Casting gouvernemental : Un grand parcours du combattant

21 August, 2014 - 12:31

La constitution d’un gouvernement  est, de l’avis des experts, un  parcours du combattant. Le premier des ministres chargé de le constituer  fait la course contre la montre pour être au rendez-vous que le président  lui a fixé.  Il doit consulter  les personnes ciblées et/ou désignées par le  même président  ou  d’autres  bouche-trous. Pourtant la  Mauritanie se veut un Etat moderne, un pays  sur la voie  d’émergence.  Résultat de cette situation: des gouvernements  à l’emporte-pièce, composé parfois de gens venus de nulle part. Et dans le meilleur des cas, des profils qui n’ont rien à avoir avec les départements qu’ils occupent. On n’a jamais vu un mauritanien refuser  un département ministériel parce qu’il n’a pas de compétences requises ou renvoyé, comme au Sénégal  parce qu’il n’a pas de qualification. C’est dire dans la majorité des cas, les cadres sollicités ne se soucient que du profit qu’ils peuvent, ou que leurs proches peuvent tirer  des postes  qui leur sont confiés. C’est la raison pour laquelle la Mauritanie, avec  près de 3 millions d’habitants  et  d’énormes ressources, peine à sortir de la pauvreté, en dépit des milliards injectés, on ne sait comment dans le monde rural. Et cette situation ne fait que perdurer.

Pourquoi cette situation ? Parce que tout simplement nos partis  politiques et  nos gouvernants  ne se sont pas acquittés de leurs missions, dans  le domaine crucial de  la gestion des ressources humaines. En effet, un Etat moderne doit  s’offrir les moyens  pour opérer des choix stratégiques.
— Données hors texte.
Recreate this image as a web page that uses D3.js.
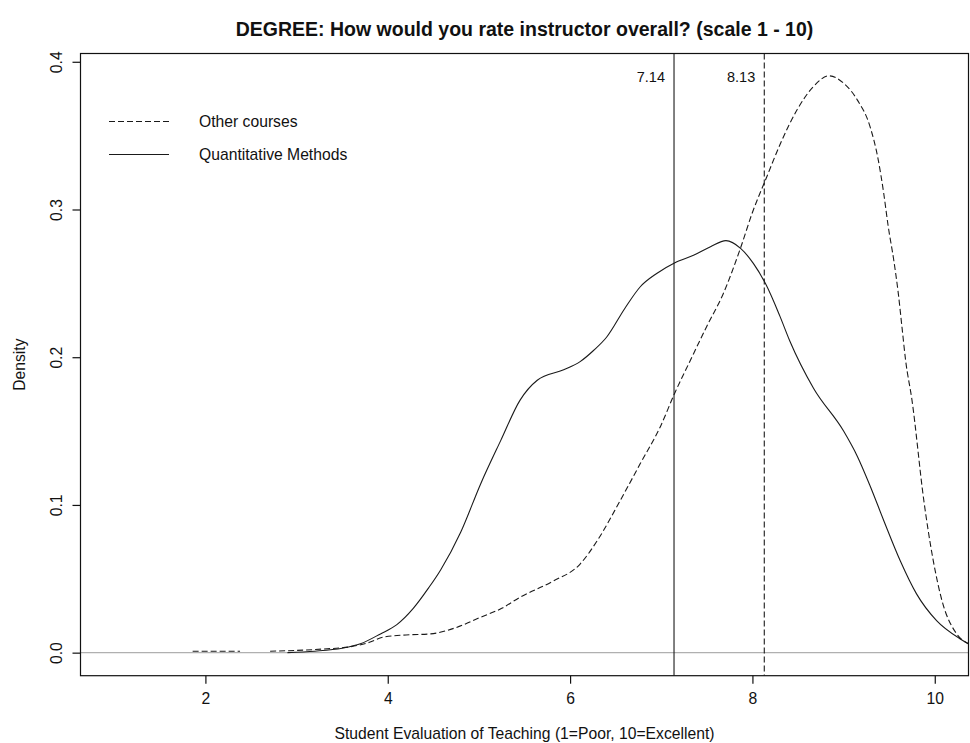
<!DOCTYPE html>
<html>
<head>
<meta charset="utf-8">
<script src="https://cdn.jsdelivr.net/npm/d3@7"></script>
<style>
  body { margin: 0; background: #fff; }
  text { font-family: "Liberation Sans", Arial, sans-serif; fill: #111; }
</style>
</head>
<body>
<div id="chart"></div>
<script>
var svgWidth = 970;
var svgHeight = 743;

// plot box (R style, box drawn around the region)
var box = { left: 80.5, right: 968.5, top: 53.5, bottom: 675.7 };

var titleText = "DEGREE: How would you rate instructor overall? (scale 1 - 10)";
var xTitle = "Student Evaluation of Teaching (1=Poor, 10=Excellent)";
var yTitle = "Density";

var xTicks = [2, 4, 6, 8, 10];
var yTicks = [0, 0.1, 0.2, 0.3, 0.4];

// Other courses (dashed) density, null = gap in the curve
var otherX = [1.86, 2.38, null, 2.71, 3.00, 3.30, 3.59, 3.80, 3.95, 4.20, 4.47, 4.75, 5.02, 5.25, 5.45, 5.80, 6.11, 6.30, 6.55, 6.77, 6.99, 7.15, 7.32, 7.50, 7.68, 7.87, 8.00, 8.15, 8.31, 8.49, 8.67, 8.84, 9.00, 9.15, 9.29, 9.38, 9.44, 9.49, 9.55, 9.60, 9.64, 9.68, 9.75, 9.88, 10.08, 10.24, 10.37, 10.50];
var otherY = [0.001, 0.001, null, 0.001, 0.0015, 0.0025, 0.004, 0.007, 0.0105, 0.012, 0.0127, 0.017, 0.024, 0.030, 0.0375, 0.048, 0.060, 0.076, 0.103, 0.128, 0.153, 0.176, 0.198, 0.221, 0.243, 0.274, 0.298, 0.321, 0.345, 0.3675, 0.3833, 0.3905, 0.3855, 0.3742, 0.3561, 0.3336, 0.311, 0.2883, 0.2658, 0.2432, 0.2206, 0.198, 0.171, 0.103, 0.035, 0.0127, 0.0059, 0.002];

// Quantitative Methods (solid) density
var quantX = [2.90, 3.20, 3.50, 3.70, 3.92, 4.10, 4.28, 4.45, 4.58, 4.80, 5.02, 5.24, 5.45, 5.64, 5.93, 6.11, 6.26, 6.40, 6.60, 6.77, 6.95, 7.15, 7.36, 7.54, 7.71, 7.87, 8.01, 8.15, 8.30, 8.41, 8.67, 9.00, 9.15, 9.29, 9.44, 9.62, 9.80, 10.02, 10.28, 10.37, 10.50];
var quantY = [0.000, 0.001, 0.003, 0.006, 0.0127, 0.019, 0.030, 0.044, 0.056, 0.0815, 0.1144, 0.1437, 0.1708, 0.1844, 0.1915, 0.197, 0.2047, 0.2135, 0.233, 0.2477, 0.2567, 0.264, 0.2692, 0.2748, 0.2789, 0.2737, 0.2635, 0.249, 0.228, 0.211, 0.179, 0.150, 0.133, 0.113, 0.0895, 0.0624, 0.0398, 0.0217, 0.0093, 0.006, 0.003];

var quantMean = 7.14;
var otherMean = 8.13;

var legendLabels = ["Other courses", "Quantitative Methods"];
var legendDash = ["6,3", null];

var svg = d3.select("#chart")
            .append("svg")
            .attr("width", svgWidth)
            .attr("height", svgHeight);

var x = d3.scaleLinear().domain([0.63, 10.37]).range([box.left, box.right]);
var y = d3.scaleLinear().domain([-0.0156, 0.4056]).range([box.bottom, box.top]);

svg.append("clipPath").attr("id", "plotclip")
   .append("rect")
   .attr("x", box.left).attr("y", box.top)
   .attr("width", box.right - box.left).attr("height", box.bottom - box.top);

var plot = svg.append("g").attr("clip-path", "url(#plotclip)");

// zero reference line
plot.append("line")
    .attr("x1", box.left).attr("x2", box.right)
    .attr("y1", y(0)).attr("y2", y(0))
    .attr("stroke", "#b0b0b0").attr("stroke-width", 1.2);

function toPoints(xs, ys) {
    return xs.map((d, i) => d === null ? null : [d, ys[i]]);
}

var line = d3.line()
             .defined(d => d !== null)
             .x(d => x(d[0]))
             .y(d => y(d[1]))
             .curve(d3.curveMonotoneX);

plot.append("path")
    .attr("d", line(toPoints(otherX, otherY)))
    .attr("fill", "none").attr("stroke", "#1a1a1a").attr("stroke-width", 1.1)
    .attr("stroke-dasharray", "6,3");

plot.append("path")
    .attr("d", line(toPoints(quantX, quantY)))
    .attr("fill", "none").attr("stroke", "#1a1a1a").attr("stroke-width", 1.1);

// mean lines
plot.append("line")
    .attr("x1", x(quantMean)).attr("x2", x(quantMean))
    .attr("y1", box.top).attr("y2", box.bottom)
    .attr("stroke", "#1a1a1a").attr("stroke-width", 1.1);
plot.append("line")
    .attr("x1", x(otherMean)).attr("x2", x(otherMean))
    .attr("y1", box.top).attr("y2", box.bottom)
    .attr("stroke", "#1a1a1a").attr("stroke-width", 1.1)
    .attr("stroke-dasharray", "6,3");

svg.append("text")
   .attr("x", x(quantMean) - 9).attr("y", 82)
   .attr("text-anchor", "end").attr("font-size", "14.5px")
   .text(quantMean.toFixed(2));
svg.append("text")
   .attr("x", x(otherMean) - 9).attr("y", 82)
   .attr("text-anchor", "end").attr("font-size", "14.5px")
   .text(otherMean.toFixed(2));

// box
svg.append("rect")
   .attr("x", box.left).attr("y", box.top)
   .attr("width", box.right - box.left).attr("height", box.bottom - box.top)
   .attr("fill", "none").attr("stroke", "#111").attr("stroke-width", 1.2);

// axes
var bottomAxis = d3.axisBottom(x).tickValues(xTicks).tickSize(8).tickPadding(9.5).tickSizeOuter(0)
                   .tickFormat(d3.format("d"));
var xAxis = svg.append("g")
               .attr("transform", `translate(0, ${box.bottom})`)
               .call(bottomAxis);
xAxis.select(".domain").remove();
xAxis.selectAll("line").attr("stroke", "#111").attr("stroke-width", 1.2);
xAxis.selectAll("text").attr("font-size", "15.7px").attr("font-family", "Liberation Sans, Arial, sans-serif").attr("fill", "#111");

var leftAxis = d3.axisLeft(y).tickValues(yTicks).tickSize(8).tickSizeOuter(0)
                 .tickFormat(d3.format(".1f"));
var yAxis = svg.append("g")
               .attr("transform", `translate(${box.left}, 0)`)
               .call(leftAxis);
yAxis.select(".domain").remove();
yAxis.selectAll("line").attr("stroke", "#111").attr("stroke-width", 1.2);
yAxis.selectAll("text")
     .attr("x", 0).attr("y", -19).attr("dy", null)
     .attr("transform", "rotate(-90)")
     .attr("text-anchor", "middle")
     .attr("font-size", "15.7px").attr("font-family", "Liberation Sans, Arial, sans-serif").attr("fill", "#111");

// titles
svg.append("text")
   .attr("x", (box.left + box.right) / 2).attr("y", 36)
   .attr("text-anchor", "middle").attr("font-size", "19.5px").attr("font-weight", "bold")
   .text(titleText);

svg.append("text")
   .attr("x", (box.left + box.right) / 2).attr("y", 739)
   .attr("text-anchor", "middle").attr("font-size", "15.7px")
   .text(xTitle);

svg.append("text")
   .attr("transform", `translate(25, ${(box.top + box.bottom) / 2}) rotate(-90)`)
   .attr("text-anchor", "middle").attr("font-size", "15.7px")
   .text(yTitle);

// legend
var legend = svg.append("g");
var legendY = [121.5, 154.5];
legendLabels.forEach(function(label, i) {
    legend.append("line")
          .attr("x1", 109).attr("x2", 169)
          .attr("y1", legendY[i]).attr("y2", legendY[i])
          .attr("stroke", "#1a1a1a").attr("stroke-width", 1.1)
          .attr("stroke-dasharray", legendDash[i]);
    legend.append("text")
          .attr("x", 199).attr("y", legendY[i] + 5.6)
          .attr("font-size", "15.7px")
          .text(label);
});
</script>
</body>
</html>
Les partis politiques, qui doivent servir de viviers  et donc  fournir les hommes  pour  assumer de hautes fonctions, ne disposent  d’aucune  banque des données sur leurs  ressources humaines, sur le profil de leurs militants. C’est d’ailleurs pourquoi, quand on leur demande de proposer des hommes pour un poste de responsabilités, ils peinent à dénicher la bonne graine et ce sont les facteurs subjectifs qui  dictent le choix.  Parce que les partis politiques sont plus soucieux,  hélas,  des voix  lors des élections que des compétences et des bons  profils  de leurs militants.

Mais parce qu’aussi l’Etat n’accorde presque pas  d’importance à la gestion des ressources humaines (Personnel).  Selon un ancien ministre, la présidence ne dispose d’aucune banque de données pour les hautes charges qu’il doit pourvoir.  Or,  pour un État moderne ou qui se voudrait comme tel,  cette  banque des données  doit être  le kit essentiel de son  président de la République et donc  de l’ensemble de son gouvernement  et des  décideurs. C’est dire que nos partis politiques et nos gouvernants seraient bien inspirés de connaître les hommes qu’ils peuvent proposer ou choisir pour  de  hautes responsabilités. L’avenir du pays en dépend fortement.

Vers la fin de son règne, le président Ould Taya avait commandité auprès d’un ancien directeur du budget  le recensement des  hauts cadres  de ce pays.  L’intéressé  avait concocté  une liste de 52 hauts cadres, ceci au bout de plusieurs semaines d’enquête et parfois d’entrevues. Un premier ministre et un gouverneur de la BCM sont sortis de cette liste. Cette  banque  des données,  qui devrait être actualisée régulièrement  et objectivement,  sert  de tableau de bord pour les présidents de la République et leurs  gouvernements. Aujourd’hui, cela ne semble pas être le cas, les nominations sont  plus surprenantes les unes que les autres. Celle du nouveau premier ministre  pourrait être classée dans cette logique. L’homme se contentera très certainement de « consulter » des hommes que le Palais aura tout  bonnement désignés, dans une moindre mesure, il se souviendra peut-être d’un cadre qu’il aura rencontré à l’ATTM, à la SAFA ou  au ministère qu’il vient de quitter.